Poważne wyzwanie – nawet dla ekspertów – stanowi jednak zapewnienie dostępności niektórych części zamiennych potrzebnych w bardzo niewielkiej liczbie. Wytwarzanie małych partii za pomocą nowych narzędzi byłoby w dużej mierze nieefektywne. Przed rozpoczęciem projektu produkcji danego komponentu Porsche Classic zawsze ocenia różnorodne metody jego realizacji.
Ponieważ jakość „addytywnych” procesów produkcji poprawia się wraz z ogólnym spadkiem ich kosztów, ta forma produkcji stanowi ekonomiczną alternatywę dla wytwarzania małych partii. Przykładowo, w ofercie nie są już dostępne widełki sprzęgła do Porsche 959. Z jednej strony ten wykonany z żeliwa szarego element podlega bardzo surowym wymogom jakościowym, z drugiej – klienci zamawiają go niezwykle rzadko, choćby z uwagi na fakt, że supersportowy model powstał w liczbie zaledwie 292 egzemplarzy.

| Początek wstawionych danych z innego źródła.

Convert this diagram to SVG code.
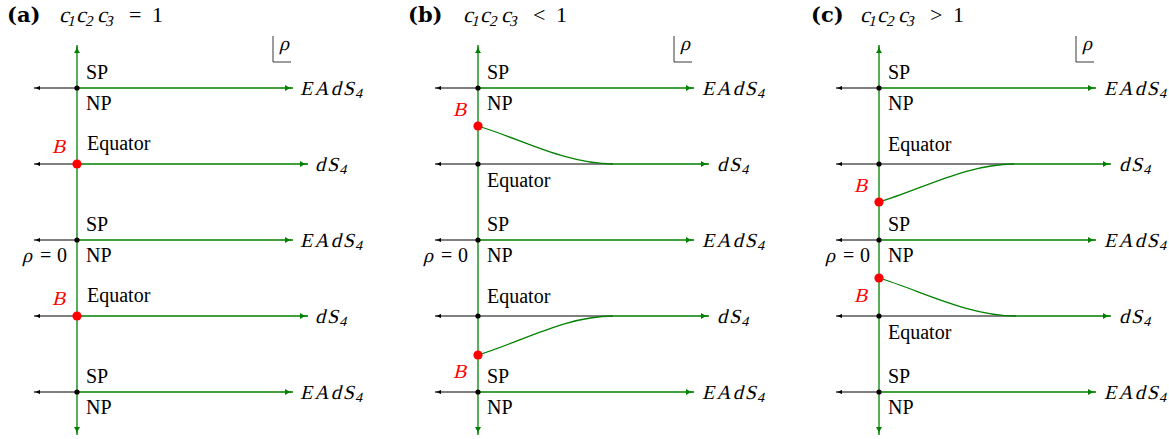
<svg xmlns="http://www.w3.org/2000/svg" width="1169" height="439" viewBox="0 0 1169 439">
<style>
.g{stroke:#008000;stroke-width:1.3;fill:none}
.k{stroke:#000;stroke-width:1;fill:none}
.kr{stroke:#222;stroke-width:0.9;fill:none}
.lbl{font-family:"Liberation Serif","DejaVu Serif",serif;font-size:20px;fill:#000}
.m{font-family:"Liberation Serif","DejaVu Serif",serif;font-size:20px;letter-spacing:2px;fill:#000}
.sub{font-size:14px;letter-spacing:0}
.up{font-family:"Liberation Serif","DejaVu Serif",serif;font-size:20px;fill:#000}
.red{fill:#ff0000}
.bold{font-family:"DejaVu Serif",serif;font-weight:bold;font-size:21px;fill:#000}
.tm{font-family:"Liberation Serif","DejaVu Serif",serif;font-size:22px;fill:#000}
.ts{font-size:15px}
.tu{font-family:"Liberation Serif","DejaVu Serif",serif;font-size:22px;fill:#000}
.dot{fill:#000}
.bdot{fill:#ff0000}
</style>
<defs>
<marker id="ag" viewBox="0 0 8 6" refX="8" refY="3" markerWidth="8" markerHeight="6" markerUnits="userSpaceOnUse" orient="auto-start-reverse"><path d="M0,0 Q3,2.4 8,3 Q3,3.6 0,6 z" fill="#008000"/></marker>
<marker id="ak" viewBox="0 0 6 4.4" refX="6" refY="2.2" markerWidth="6" markerHeight="4.4" markerUnits="userSpaceOnUse" orient="auto"><path d="M0,0 Q2.3,1.8 6,2.2 Q2.3,2.6 0,4.4 z" fill="#000"/></marker>
</defs>
<rect width="1169" height="439" fill="#fff"/>

<!-- ================= PANEL A ================= -->
<g id="panel-a">
  <g id="a-title">
    <text class="bold" x="7" y="22">(a)</text>
    <text class="tm" transform="translate(59,22) skewX(-14)"><tspan x="0" y="0">c</tspan><tspan class="ts" x="9" y="4">1</tspan><tspan x="17" y="0">c</tspan><tspan class="ts" x="27" y="4">2</tspan><tspan x="38" y="0">c</tspan><tspan class="ts" x="47" y="4">3</tspan></text>
    <text class="tu" x="129" y="22">=</text>
    <text class="tu" x="152" y="22">1</text>
  </g>
  <g id="a-rho-axis">
    <path class="kr" d="M273,36 V62 H291"/>
    <text class="m" transform="translate(279,50) skewX(-14)">ρ</text>
  </g>
  <g id="a-connectors">
    <line class="g" x1="77" y1="435" x2="77" y2="45" marker-start="url(#ag)" marker-end="url(#ag)"/>
    <line class="k" x1="77" y1="88" x2="34" y2="88" marker-end="url(#ak)"/>
    <line class="k" x1="77" y1="164" x2="34" y2="164" marker-end="url(#ak)"/>
    <line class="k" x1="77" y1="240" x2="34" y2="240" marker-end="url(#ak)"/>
    <line class="k" x1="77" y1="316" x2="34" y2="316" marker-end="url(#ak)"/>
    <line class="k" x1="77" y1="392" x2="34" y2="392" marker-end="url(#ak)"/>
    <line class="g" x1="77" y1="88" x2="293" y2="88" marker-end="url(#ag)"/>
    <line class="g" x1="77" y1="164" x2="308" y2="164" marker-end="url(#ag)"/>
    <line class="g" x1="77" y1="240" x2="293" y2="240" marker-end="url(#ag)"/>
    <line class="g" x1="77" y1="316" x2="308" y2="316" marker-end="url(#ag)"/>
    <line class="g" x1="77" y1="392" x2="293" y2="392" marker-end="url(#ag)"/>
  </g>
  <g id="a-row1">
    <circle class="dot" cx="77" cy="88" r="2.6"/>
    <text class="lbl" x="86" y="79">SP</text>
    <text class="lbl" x="86" y="110">NP</text>
    <text class="m" transform="translate(300,95) skewX(-14)">EAdS<tspan class="sub" dy="3">4</tspan></text>
  </g>
  <g id="a-row2">
    <circle class="bdot" cx="77" cy="164" r="4.6"/>
    <text class="m red" transform="translate(52,153) skewX(-14)">B</text>
    <text class="lbl" x="87" y="150">Equator</text>
    <text class="m" transform="translate(315,171) skewX(-14)">dS<tspan class="sub" dy="3">4</tspan></text>
  </g>
  <g id="a-row3">
    <circle class="dot" cx="77" cy="240" r="2.6"/>
    <text class="lbl" x="86" y="231">SP</text>
    <text class="lbl" x="86" y="262">NP</text>
    <text class="m" transform="translate(300,247) skewX(-14)">EAdS<tspan class="sub" dy="3">4</tspan></text>
    <text class="m" transform="translate(22,262) skewX(-14)">ρ</text>
    <text class="up" x="40" y="262">=</text>
    <text class="up" x="57" y="262">0</text>
  </g>
  <g id="a-row4">
    <circle class="bdot" cx="77" cy="316" r="4.6"/>
    <text class="m red" transform="translate(52,305) skewX(-14)">B</text>
    <text class="lbl" x="87" y="302">Equator</text>
    <text class="m" transform="translate(315,323) skewX(-14)">dS<tspan class="sub" dy="3">4</tspan></text>
  </g>
  <g id="a-row5">
    <circle class="dot" cx="77" cy="392" r="2.6"/>
    <text class="lbl" x="86" y="383">SP</text>
    <text class="lbl" x="86" y="414">NP</text>
    <text class="m" transform="translate(300,399) skewX(-14)">EAdS<tspan class="sub" dy="3">4</tspan></text>
  </g>
</g>

<!-- ================= PANEL B ================= -->
<g id="panel-b" transform="translate(401,0)">
  <g id="b-title">
    <text class="bold" x="7" y="22">(b)</text>
    <text class="tm" transform="translate(62,22) skewX(-14)"><tspan x="0" y="0">c</tspan><tspan class="ts" x="9" y="4">1</tspan><tspan x="17" y="0">c</tspan><tspan class="ts" x="27" y="4">2</tspan><tspan x="38" y="0">c</tspan><tspan class="ts" x="47" y="4">3</tspan></text>
    <text class="tu" x="132" y="22">&lt;</text>
    <text class="tu" x="155" y="22">1</text>
  </g>
  <g id="b-rho-axis">
    <path class="kr" d="M273,36 V62 H291"/>
    <text class="m" transform="translate(279,50) skewX(-14)">ρ</text>
  </g>
  <g id="b-connectors">
    <line class="g" x1="77" y1="435" x2="77" y2="45" marker-start="url(#ag)" marker-end="url(#ag)"/>
    <line class="k" x1="77" y1="88" x2="34" y2="88" marker-end="url(#ak)"/>
    <line class="k" x1="77" y1="164" x2="34" y2="164" marker-end="url(#ak)"/>
    <line class="k" x1="77" y1="240" x2="34" y2="240" marker-end="url(#ak)"/>
    <line class="k" x1="77" y1="316" x2="34" y2="316" marker-end="url(#ak)"/>
    <line class="k" x1="77" y1="392" x2="34" y2="392" marker-end="url(#ak)"/>
    <line class="k" x1="77" y1="164" x2="212" y2="164"/>
    <line class="k" x1="77" y1="316" x2="212" y2="316"/>
    <line class="g" x1="77" y1="88" x2="293" y2="88" marker-end="url(#ag)"/>
    <path class="g" d="M77,126 C120,139 165,164 212,164 H308" marker-end="url(#ag)"/>
    <line class="g" x1="77" y1="240" x2="293" y2="240" marker-end="url(#ag)"/>
    <path class="g" d="M77,355 C120,342 165,316 212,316 H308" marker-end="url(#ag)"/>
    <line class="g" x1="77" y1="392" x2="293" y2="392" marker-end="url(#ag)"/>
  </g>
  <g id="b-row1">
    <circle class="dot" cx="77" cy="88" r="2.6"/>
    <text class="lbl" x="86" y="79">SP</text>
    <text class="lbl" x="86" y="110">NP</text>
    <text class="m" transform="translate(301,95) skewX(-14)">EAdS<tspan class="sub" dy="3">4</tspan></text>
  </g>
  <g id="b-bound-top">
    <circle class="bdot" cx="77" cy="126" r="4.6"/>
    <text class="m red" transform="translate(52,116) skewX(-14)">B</text>
  </g>
  <g id="b-row2">
    <circle class="dot" cx="77" cy="164" r="2.6"/>
    <text class="lbl" x="86" y="187">Equator</text>
    <text class="m" transform="translate(316,171) skewX(-14)">dS<tspan class="sub" dy="3">4</tspan></text>
  </g>
  <g id="b-row3">
    <circle class="dot" cx="77" cy="240" r="2.6"/>
    <text class="lbl" x="86" y="231">SP</text>
    <text class="lbl" x="86" y="262">NP</text>
    <text class="m" transform="translate(301,247) skewX(-14)">EAdS<tspan class="sub" dy="3">4</tspan></text>
    <text class="m" transform="translate(22,262) skewX(-14)">ρ</text>
    <text class="up" x="40" y="262">=</text>
    <text class="up" x="57" y="262">0</text>
  </g>
  <g id="b-row4">
    <circle class="dot" cx="77" cy="316" r="2.6"/>
    <text class="lbl" x="86" y="303">Equator</text>
    <text class="m" transform="translate(316,323) skewX(-14)">dS<tspan class="sub" dy="3">4</tspan></text>
  </g>
  <g id="b-bound-bottom">
    <circle class="bdot" cx="77" cy="355" r="4.6"/>
    <text class="m red" transform="translate(52,378) skewX(-14)">B</text>
  </g>
  <g id="b-row5">
    <circle class="dot" cx="77" cy="392" r="2.6"/>
    <text class="lbl" x="86" y="383">SP</text>
    <text class="lbl" x="86" y="414">NP</text>
    <text class="m" transform="translate(301,399) skewX(-14)">EAdS<tspan class="sub" dy="3">4</tspan></text>
  </g>
</g>

<!-- ================= PANEL C ================= -->
<g id="panel-c" transform="translate(802,0)">
  <g id="c-title">
    <text class="bold" x="9" y="22">(c)</text>
    <text class="tm" transform="translate(58,22) skewX(-14)"><tspan x="0" y="0">c</tspan><tspan class="ts" x="9" y="4">1</tspan><tspan x="17" y="0">c</tspan><tspan class="ts" x="27" y="4">2</tspan><tspan x="38" y="0">c</tspan><tspan class="ts" x="47" y="4">3</tspan></text>
    <text class="tu" x="128" y="22">&gt;</text>
    <text class="tu" x="151" y="22">1</text>
  </g>
  <g id="c-rho-axis">
    <path class="kr" d="M274,36 V62 H292"/>
    <text class="m" transform="translate(280,50) skewX(-14)">ρ</text>
  </g>
  <g id="c-connectors">
    <line class="g" x1="77" y1="435" x2="77" y2="45" marker-start="url(#ag)" marker-end="url(#ag)"/>
    <line class="k" x1="77" y1="88" x2="34" y2="88" marker-end="url(#ak)"/>
    <line class="k" x1="77" y1="164" x2="34" y2="164" marker-end="url(#ak)"/>
    <line class="k" x1="77" y1="240" x2="34" y2="240" marker-end="url(#ak)"/>
    <line class="k" x1="77" y1="316" x2="34" y2="316" marker-end="url(#ak)"/>
    <line class="k" x1="77" y1="392" x2="34" y2="392" marker-end="url(#ak)"/>
    <line class="k" x1="77" y1="164" x2="212" y2="164"/>
    <line class="k" x1="77" y1="316" x2="214" y2="316"/>
    <line class="g" x1="77" y1="88" x2="294" y2="88" marker-end="url(#ag)"/>
    <path class="g" d="M77,202 C120,189 165,164 212,164 H309" marker-end="url(#ag)"/>
    <line class="g" x1="77" y1="240" x2="294" y2="240" marker-end="url(#ag)"/>
    <path class="g" d="M77,278 C120,291 166,316 214,316 H309" marker-end="url(#ag)"/>
    <line class="g" x1="77" y1="392" x2="294" y2="392" marker-end="url(#ag)"/>
  </g>
  <g id="c-row1">
    <circle class="dot" cx="77" cy="88" r="2.6"/>
    <text class="lbl" x="86" y="79">SP</text>
    <text class="lbl" x="86" y="110">NP</text>
    <text class="m" transform="translate(302,95) skewX(-14)">EAdS<tspan class="sub" dy="3">4</tspan></text>
  </g>
  <g id="c-row2">
    <circle class="dot" cx="77" cy="164" r="2.6"/>
    <text class="lbl" x="86" y="151">Equator</text>
    <text class="m" transform="translate(317,171) skewX(-14)">dS<tspan class="sub" dy="3">4</tspan></text>
  </g>
  <g id="c-bound-top">
    <circle class="bdot" cx="77" cy="202" r="4.6"/>
    <text class="m red" transform="translate(52,192) skewX(-14)">B</text>
  </g>
  <g id="c-row3">
    <circle class="dot" cx="77" cy="240" r="2.6"/>
    <text class="lbl" x="86" y="231">SP</text>
    <text class="lbl" x="86" y="262">NP</text>
    <text class="m" transform="translate(302,247) skewX(-14)">EAdS<tspan class="sub" dy="3">4</tspan></text>
    <text class="m" transform="translate(23,262) skewX(-14)">ρ</text>
    <text class="up" x="41" y="262">=</text>
    <text class="up" x="58" y="262">0</text>
  </g>
  <g id="c-bound-bottom">
    <circle class="bdot" cx="77" cy="278" r="4.6"/>
    <text class="m red" transform="translate(52,302) skewX(-14)">B</text>
  </g>
  <g id="c-row4">
    <circle class="dot" cx="77" cy="316" r="2.6"/>
    <text class="lbl" x="86" y="339">Equator</text>
    <text class="m" transform="translate(317,323) skewX(-14)">dS<tspan class="sub" dy="3">4</tspan></text>
  </g>
  <g id="c-row5">
    <circle class="dot" cx="77" cy="392" r="2.6"/>
    <text class="lbl" x="86" y="383">SP</text>
    <text class="lbl" x="86" y="414">NP</text>
    <text class="m" transform="translate(302,399) skewX(-14)">EAdS<tspan class="sub" dy="3">4</tspan></text>
  </g>
</g>
</svg>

Jedynym wartym rozważenia procesem produkcyjnym byłoby tu selektywne topienie laserem (SLM). Aby wyprodukować wspominanie widełki sprzęgła, w ramach skomputeryzowanego procesu na płytkę bazową nakłada się warstwę sproszkowanej stali narzędziowej o grubości mniejszej niż 0,1 mm. Następnie w obojętnej atmosferze wiązka światła laserowego topi proszek w określonych miejscach, tworząc stalową warstwę.
W ten sposób, warstwa po warstwie, powstaje trójwymiarowy element. „Wydrukowane” widełki sprzęgła bez żadnych problemów zaliczają zarówno próbę nacisku z obciążeniem niemal 3 ton, jak i późniejsze badanie tomograficzne pod kątem wewnętrznych usterek. Nienaganną jakość oraz funkcjonalność komponentu potwierdzają praktyczne testy dźwigni zamontowanej w pojeździe testowym i szeroko zakrojone testy drogowe.
Z uwagi na niezmiennie pozytywne jak dotąd rezultaty, Porsche wykorzystuje obecnie druk 3D do produkcji ośmiu innych elementów. Części te są wykonywane ze stali i stopów w procesach selektywnego topienia laserowego, a także z tworzyw sztucznych, przy użyciu drukarki SLS. Za skrótowcem „SLS” kryje się selektywne spiekanie laserem – proces, w którym zbiornik podgrzewany jest do temperatury tuż poniżej temperatury topnienia, a plastikowy proszek zostaje w wybranych punktach utwardzony (spieczony) promieniem lasera.
Wszystkie elementy podlegają przynajmniej tym samym wymogom jakościowym, jak te stosowane w pierwotnym okresie produkcji, chociaż zwykle spełniają jeszcze wyższe standardy. Dokładność rozmiaru i dopasowania zapewniają testy zamontowanej już części. Zależnie od obszaru zastosowania, elementy plastikowe wytwarza się z różnych materiałów, które – tak samo jak oryginalne części – muszą być odporne na działanie olejów, paliw, kwasów i światła.
Obecnie Porsche Classic sprawdza, czy druk 3D będzie odpowiedni do produkcji 20 kolejnych elementów. Korzyści: do rozpoczęcia produkcji wystarczą trójwymiarowe dane projektowe lub trójwymiarowy skan komponentu. Części mogą być wytwarzane zgodnie z zapotrzebowaniem, co eliminuje koszty narzędzi oraz przechowywania.